Officials estimated that the organized criminal group involved generated the equivalent of over three million USD. However, it was reported that the eight men accused of smuggling received only a small portion of the profits.
The fees for smuggling vary according to the different routes and different types of smuggling services provided.
An Iraqi woman interviewed for the study stated that her family paid over 9,000 EUR for one family member to be smuggled from Türkiye to Denmark by sea and land.
Additional services provided by smugglers come at an extra cost.

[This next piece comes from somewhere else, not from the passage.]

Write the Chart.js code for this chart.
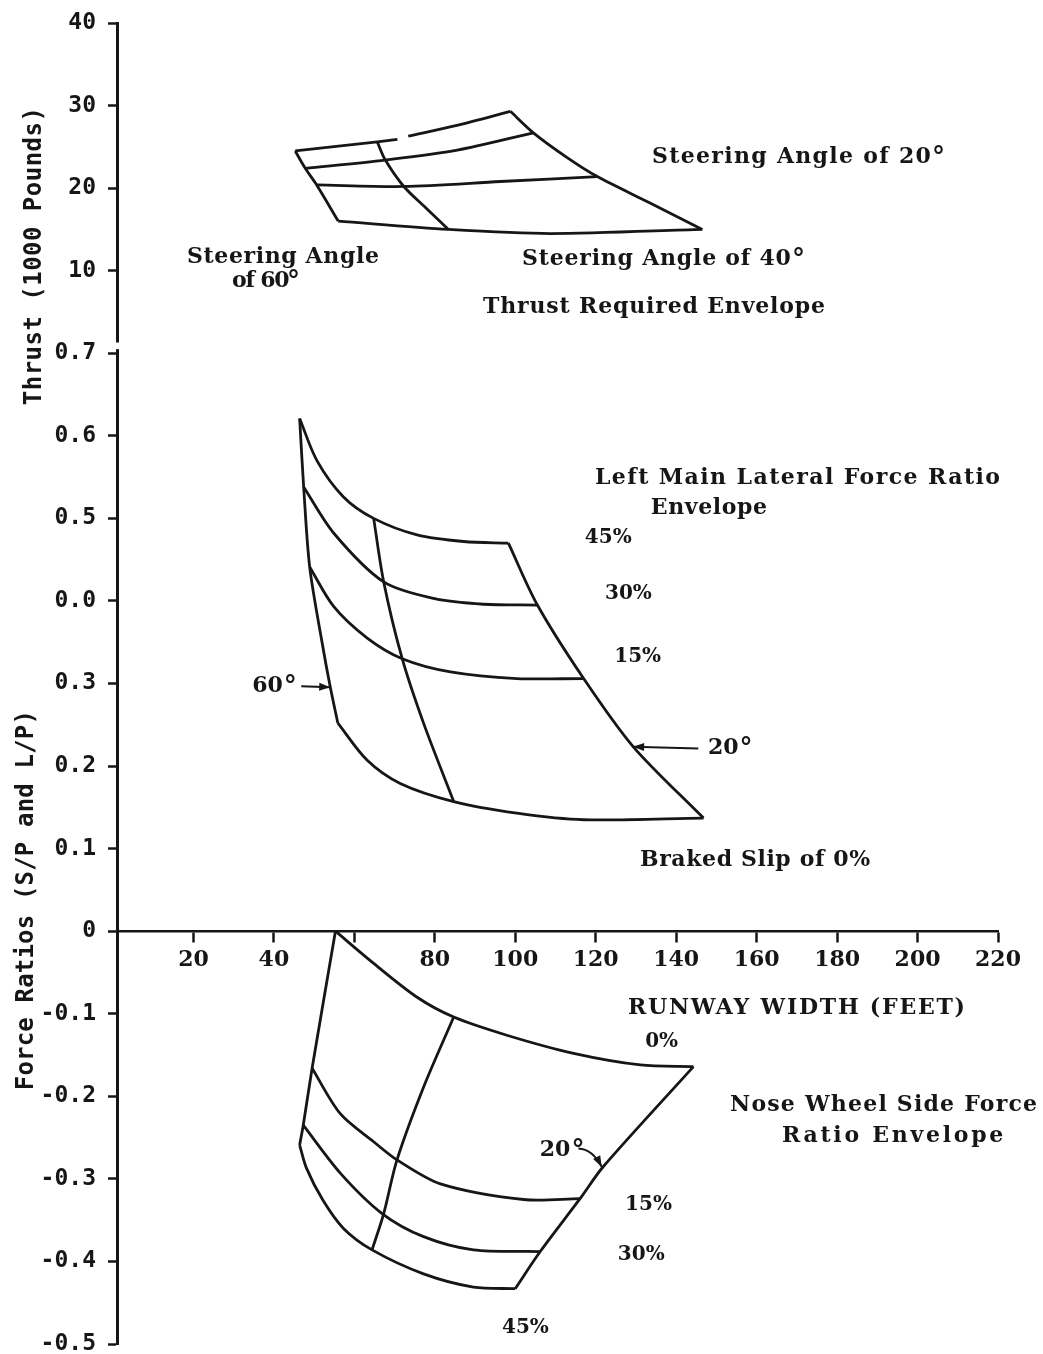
<!DOCTYPE html>
<html>
<head>
<meta charset="utf-8">
<script src="https://cdn.jsdelivr.net/npm/chart.js@4.4.1/dist/chart.umd.min.js"></script>
<style>
  body { margin: 0; background: #fff; }
  canvas { display: block; }
</style>
</head>
<body>
<canvas id="envelopes" width="1043" height="1354"></canvas>
<script>
// one shared vertical axis: force ratios below 0.7, thrust (1000 lb) stacked on top of it
var yTickLabels = ['-0.5', '-0.4', '-0.3', '-0.2', '-0.1', '0', '0.1', '0.2', '0.3', '0.0', '0.5', '0.6', '0.7', '10', '20', '30', '40']
var xTickValues = [20, 40, 60, 80, 100, 120, 140, 160, 180, 200, 220]
var xTickLabels = ['20', '40', '', '80', '100', '120', '140', '160', '180', '200', '220']

// Thrust required envelope  [runway width ft, thrust 1000 lb]
var thrustTop = [[45.3, 24.5], [65.7, 25.6], [70.7, 25.9], null, [73.4, 26.3], [85.5, 27.6], [98.8, 29.3]]
var thrustSecond = [[47.8, 22.4], [67.7, 23.4], [85.6, 24.6], [104.5, 26.7]]
var thrustThird = [[50.6, 20.4], [72.3, 20.2], [96.3, 20.8], [120.4, 21.4]]
var thrustBottom = [[56.0, 16.0], [83.4, 15.0], [108.7, 14.5], [146.5, 15.0]]
var thrustAngle60 = [[45.3, 24.5], [47.8, 22.4], [50.6, 20.4], [56.0, 16.0]]
var thrustAngle40 = [[65.7, 25.6], [67.7, 23.4], [72.3, 20.2], [77.8, 17.6], [83.4, 15.0]]
var thrustAngle20 = [[98.8, 29.3], [104.5, 26.7], [112.9, 23.7], [120.4, 21.4], [133.5, 18.2], [146.5, 15.0]]

// Left main lateral force ratio envelope  [runway width ft, L/P]
var lateralSlip45 = [[46.4, 0.621], [50.7, 0.570], [57.3, 0.526], [64.8, 0.500], [75.6, 0.480], [87.2, 0.472], [98.3, 0.470]]
var lateralSlip30 = [[47.4, 0.538], [54.9, 0.482], [67.3, 0.423], [79.7, 0.403], [92.1, 0.396], [105.4, 0.395]]
var lateralSlip15 = [[48.9, 0.441], [54.9, 0.393], [63.2, 0.355], [71.9, 0.330], [83.9, 0.314], [100.4, 0.306], [117.0, 0.306]]
var lateralSlip0 = [[55.9, 0.252], [63.2, 0.207], [71.4, 0.179], [84.7, 0.157], [100.4, 0.143], [117.0, 0.135], [146.8, 0.137]]
var lateralAngle60 = [[46.4, 0.621], [47.4, 0.538], [48.9, 0.441], [52.0, 0.349], [54.0, 0.296], [55.9, 0.252]]
var lateralAngle40 = [[64.8, 0.500], [67.3, 0.423], [71.9, 0.330], [77.2, 0.252], [84.7, 0.157]]
var lateralAngle20 = [[98.3, 0.470], [105.4, 0.396], [117.0, 0.306], [129.4, 0.223], [146.8, 0.137]]

// Nose wheel side force ratio envelope  [runway width ft, S/P]
var noseSlip0 = [[55.3, 0], [64.8, -0.039], [75.6, -0.080], [84.7, -0.104], [97.9, -0.126], [114.5, -0.148], [131.1, -0.162], [144.3, -0.164]]
var noseSlip15 = [[49.5, -0.166], [56.5, -0.221], [64.8, -0.255], [70.6, -0.277], [81.4, -0.306], [102.1, -0.325], [116.1, -0.324]]
var noseSlip30 = [[47.3, -0.235], [56.5, -0.293], [66.9, -0.342], [77.2, -0.370], [89.6, -0.386], [106.2, -0.388]]
var noseSlip45 = [[46.4, -0.259], [48.1, -0.287], [52.2, -0.326], [57.3, -0.360], [64.4, -0.386], [77.2, -0.415], [89.6, -0.431], [100.0, -0.433]]
var noseAngle60 = [[55.3, 0], [49.5, -0.166], [47.3, -0.235], [46.4, -0.259]]
var noseAngle40 = [[84.7, -0.104], [77.2, -0.189], [70.6, -0.277], [67.3, -0.342], [64.4, -0.386]]
var noseAngle20 = [[144.3, -0.164], [121.9, -0.285], [116.1, -0.324], [106.2, -0.388], [100.0, -0.433]]

var ink = '#161616'

// thrust sits above the ratio part: 10 -> 8, 20 -> 9 ...; ratios are scaled x10
function thrustPts(arr) {
    return arr.map(function (p) { return p ? { x: p[0], y: 7 + p[1] / 10 } : { x: null, y: null } })
}
function ratioPts(arr) {
    return arr.map(function (p) { return { x: p[0], y: p[1] * 10 } })
}
function curve(points) {
    return {
        data: points,
        showLine: true,
        borderColor: ink,
        borderWidth: 2.8,
        pointRadius: 0,
        tension: 0.3,
        fill: false
    }
}

var datasets = []
var thrustCurves = [thrustTop, thrustSecond, thrustThird, thrustBottom, thrustAngle60, thrustAngle40, thrustAngle20]
var ratioCurves = [lateralSlip45, lateralSlip30, lateralSlip15, lateralSlip0, lateralAngle60, lateralAngle40, lateralAngle20,
    noseSlip0, noseSlip15, noseSlip30, noseSlip45, noseAngle60, noseAngle40, noseAngle20]
for (i = 0; i < thrustCurves.length; i++) {
    datasets.push(curve(thrustPts(thrustCurves[i])))
}
for (i = 0; i < ratioCurves.length; i++) {
    datasets.push(curve(ratioPts(ratioCurves[i])))
}

// text notes: [text, left ft, right ft, axis units]; short ones keep their own width
var notes = [
    ['Steering Angle of 20°', 134.0, 206.8, 9.375],
    ['Steering Angle', 18.4, 66.1, 8.164],
    ['of 60°', 29.6, 46.5, 7.873],
    ['Steering Angle of 40°', 101.7, 172.0, 8.140],
    ['Thrust Required Envelope', 92.0, 177.0, 7.558],
    ['Left Main Lateral Force Ratio', 119.8, 220.5, 5.487],
    ['Envelope', 133.7, 162.6, 5.124],
    ['45%', 117.3, 129.3, 4.760],
    ['30%', 122.3, 134.2, 4.082],
    ['15%', 124.6, 136.7, 3.319],
    ['60°', 34.6, 47.0, 2.967],
    ['20°', 147.9, 159.6, 2.217],
    ['Braked Slip of 0%', 131.0, 188.2, 0.860],
    ['RUNWAY WIDTH (FEET)', 128.0, 211.8, -0.933],
    ['0%', 132.3, 142.2, -1.344],
    ['Nose Wheel Side Force', 153.4, 229.7, -2.108],
    ['Ratio Envelope', 166.3, 221.3, -2.483],
    ['20°', 106.1, 116.0, -2.653],
    ['15%', 127.3, 138.0, -3.319],
    ['30%', 125.5, 137.0, -3.924],
    ['45%', 96.7, 109.4, -4.809]
]
// rotated axis titles: [text, bottom, top in axis units, px left of the axis]
var axisTitles = [
    ['Thrust (1000 Pounds)', 6.371, 9.981, 82],
    ['Force Ratios (S/P and L/P)', -1.926, 2.677, 90]
]
var arrows = [
    [[46.8, 2.967], [50.5, 2.962], [54.0, 2.955]],
    [[145.5, 2.213], [137.4, 2.223], [129.3, 2.233]],
    [[115.7, -2.632], [119.2, -2.640], [121.5, -2.855]]
]

function fitText(ctx, text, left, right, y) {
    var target = right - left
    ctx.letterSpacing = '0px'
    var w = ctx.measureText(text).width
    var gap = (target - w) / Math.max(text.length - 1, 1)
    gap = Math.max(-1.2, Math.min(3.5, gap))
    if ('letterSpacing' in ctx) {
        ctx.letterSpacing = gap + 'px'
        ctx.fillText(text, left, y)
        ctx.letterSpacing = '0px'
    } else {
        ctx.fillText(text, left, y)
    }
}

var annotate = {
    id: 'annotate',
    afterDatasetsDraw: function (chart) {
        var ctx = chart.ctx
        var xs = chart.scales.x
        var ys = chart.scales.y
        ctx.save()
        ctx.fillStyle = ink
        ctx.strokeStyle = ink
        ctx.textAlign = 'left'
        ctx.textBaseline = 'middle'

        for (i = 0; i < notes.length; i++) {
            var n = notes[i]
            var left = xs.getPixelForValue(n[1])
            var right = xs.getPixelForValue(n[2])
            var y = ys.getPixelForValue(n[3])
            var text = n[0]
            var deg = text.slice(-1) == '°'
            if (deg) text = text.slice(0, -1)
            var bodyRight = deg ? right - 14 : right
            if (text.length <= 3) {
                ctx.font = text.indexOf('%') >= 0 ? 'bold 20px "DejaVu Serif"' : 'bold 22px "DejaVu Serif"'
                ctx.letterSpacing = '0px'
                ctx.fillText(text, left, y)
                bodyRight = left + ctx.measureText(text).width
            } else {
                ctx.font = 'bold 22px "DejaVu Serif"'
                fitText(ctx, text, left, bodyRight, y)
            }
            if (deg) {
                ctx.font = 'bold 26px "DejaVu Serif"'
                ctx.textBaseline = 'alphabetic'
                ctx.fillText('°', bodyRight + 1, y + 8)
                ctx.textBaseline = 'middle'
            }
        }

        ctx.font = 'bold 24px "DejaVu Sans Mono"'
        for (i = 0; i < axisTitles.length; i++) {
            var t = axisTitles[i]
            var yb = ys.getPixelForValue(t[1])
            var yt = ys.getPixelForValue(t[2])
            ctx.save()
            ctx.translate(chart.chartArea.left - t[3], yb)
            ctx.rotate(-Math.PI / 2)
            fitText(ctx, t[0], 0, yb - yt, 0)
            ctx.restore()
        }

        ctx.lineWidth = 2
        for (i = 0; i < arrows.length; i++) {
            var a = arrows[i]
            var p0 = [xs.getPixelForValue(a[0][0]), ys.getPixelForValue(a[0][1])]
            var p1 = [xs.getPixelForValue(a[1][0]), ys.getPixelForValue(a[1][1])]
            var p2 = [xs.getPixelForValue(a[2][0]), ys.getPixelForValue(a[2][1])]
            ctx.beginPath()
            ctx.moveTo(p0[0], p0[1])
            ctx.quadraticCurveTo(p1[0], p1[1], p2[0], p2[1])
            ctx.stroke()
            var ang = Math.atan2(p2[1] - p1[1], p2[0] - p1[0])
            ctx.beginPath()
            ctx.moveTo(p2[0], p2[1])
            ctx.lineTo(p2[0] - 11 * Math.cos(ang) + 4 * Math.sin(ang), p2[1] - 11 * Math.sin(ang) - 4 * Math.cos(ang))
            ctx.lineTo(p2[0] - 11 * Math.cos(ang) - 4 * Math.sin(ang), p2[1] - 11 * Math.sin(ang) + 4 * Math.cos(ang))
            ctx.closePath()
            ctx.fill()
        }
        ctx.restore()
    },
    afterDraw: function (chart) {
        // small break in the axis line between the ratio and thrust scales
        var ctx = chart.ctx
        var ys = chart.scales.y
        var left = chart.chartArea.left
        ctx.save()
        ctx.fillStyle = '#fff'
        ctx.fillRect(left - 3, ys.getPixelForValue(7.13), 6, ys.getPixelForValue(7.05) - ys.getPixelForValue(7.13))
        ctx.restore()
    }
}

var canvas = document.querySelector('#envelopes')
var chart = new Chart(canvas, {
    type: 'scatter',
    data: { datasets: datasets },
    plugins: [annotate],
    options: {
        responsive: false,
        animation: false,
        layout: { padding: { left: 0, top: 23, right: 45, bottom: 10 } },
        plugins: {
            legend: { display: false },
            tooltip: { enabled: false }
        },
        scales: {
            x: {
                type: 'linear',
                position: { y: 0 },
                min: 1,
                max: 220,
                afterBuildTicks: function (axis) {
                    axis.ticks = xTickValues.map(function (v) { return { value: v } })
                },
                afterFit: function (axis) {
                    axis.height = 0
                    axis.paddingLeft = 0
                    axis.paddingRight = 0
                },
                grid: { drawOnChartArea: false, tickLength: 10, tickWidth: 2.5, tickColor: ink },
                border: { display: true, color: ink, width: 2.5 },
                ticks: {
                    autoSkip: false,
                    maxRotation: 0,
                    padding: 6,
                    color: ink,
                    font: { family: 'DejaVu Serif', weight: 'bold', size: 22 },
                    callback: function (value, index) { return xTickLabels[index] }
                }
            },
            y: {
                type: 'linear',
                position: 'left',
                min: -5,
                max: 11,
                afterFit: function (axis) {
                    axis.width = 117
                    axis.paddingTop = 0
                    axis.paddingBottom = 0
                },
                grid: { drawOnChartArea: false, tickLength: 9, tickWidth: 2.5, tickColor: ink },
                border: { display: true, color: ink, width: 3 },
                ticks: {
                    stepSize: 1,
                    autoSkip: false,
                    padding: 12,
                    color: ink,
                    font: { family: 'DejaVu Sans Mono', weight: 'bold', size: 23 },
                    callback: function (value) { return yTickLabels[Math.round(value) + 5] }
                }
            }
        }
    }
})
</script>
</body>
</html>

Some networks arrange accommodation, fraudulent work permits, passports and visas and sometimes add the amounts they need to pay in bribes to corrupt officials to the migrant’s fee.
“In the case of human trafficking, illicit financial flows arise in many ways, including from the costs involved with recruiting and controlling victims, as well as the revenue gained from exploiting the victims,” says Healy.
“The type of traffickers, the form of exploitation, and the profile of victims all determine the illicit financial flows involved.”
UNODC’s research has found that the revenue generated by human trafficking varies greatly.
For example, reported cases of sexual exploitation reveal that some trafficked girls and women were sold for as little as 36 USD, yet in other cases for as much as 23,600 USD.
In another case of trafficking in persons for the purpose of organ removal, a kidney was sold for 6,300 USD.
In the majority of cases, criminal networks use payment and transfer methods that are not easily traceable by authorities.
“High-level organizers of smuggling and trafficking may be based in the countries of origin, transit, or destination of their victims or clients, or they may be in other countries,” explains Dr Claire Healy.
“They can manage the illicit income, costs, and proceeds remotely, through wire or banking institution transfers, informal money transfer systems or delivery by cash courier.”
In the GLO.ACT partner countries, while direct cash payments and the use of money transfer service providers are common, so is the use of hawala – a money or value transfer system.
With hawala, money is transferred without any actual movement of cash but rather through transactions between hawala brokers, who operate on a system of trust.
While it is overwhelmingly used for legitimate purposes, some of its attributes make it vulnerable to use by organized crime groups, including smugglers and traffickers.
In some cases, illicit finances are registered as legal income of legitimate businesses and are processed and transferred together with legal funds.
The study found that the illicit income made by smugglers and traffickers is largely spent in one of three ways - sent back to the country of origin, used to support a lavish lifestyle, or laundered – through both criminal and legitimate businesses – in destination countries.
“Information and communications technology, including web-based platforms, are sometimes used by smugglers and traffickers, not only to commit crimes, but to manage the illicit proceeds too,” says UNODC’s Dr Claire Healy.
“For example, smugglers sell and send fraudulent travel documents to clients on the Internet and traffickers use online platforms to recruit and exploit victims.”
“To effectively disrupt, dismantle and prosecute migrant smuggling and trafficking networks, we need to better understand the nature of the illicit financial flows involved,” says UNODC’s Jee Aei Lee.
“Ultimately, these crimes are all about making money, so we need to get to the financial heart of the operations and reduce the criminals’ financial motivation.”
International partners, such as Eurojust who have contributed to the study, agree on this approach.
Zacharias Symeou, Counsel of the Republic, Republic of Cyprus, National Member of Cyprus and Chair of Eurojust Anti-Trafficking Team’s subgroup on migrant smuggling says: “Eurojust’s mission in confronting illicit financial flows is threefold - to address the immediate human crisis, to reduce the financial incentives of this perilous trade, and to dismantle the nefarious organized crime groups that profit from the desperation of others.”The Global Action against Trafficking in Persons and the Smuggling of Migrants – Asia and the Middle East (GLO.ACT Asia and the Middle East) is a joint initiative by the European Union and UNODC, being implemented in partnership with the International Organization for Migration.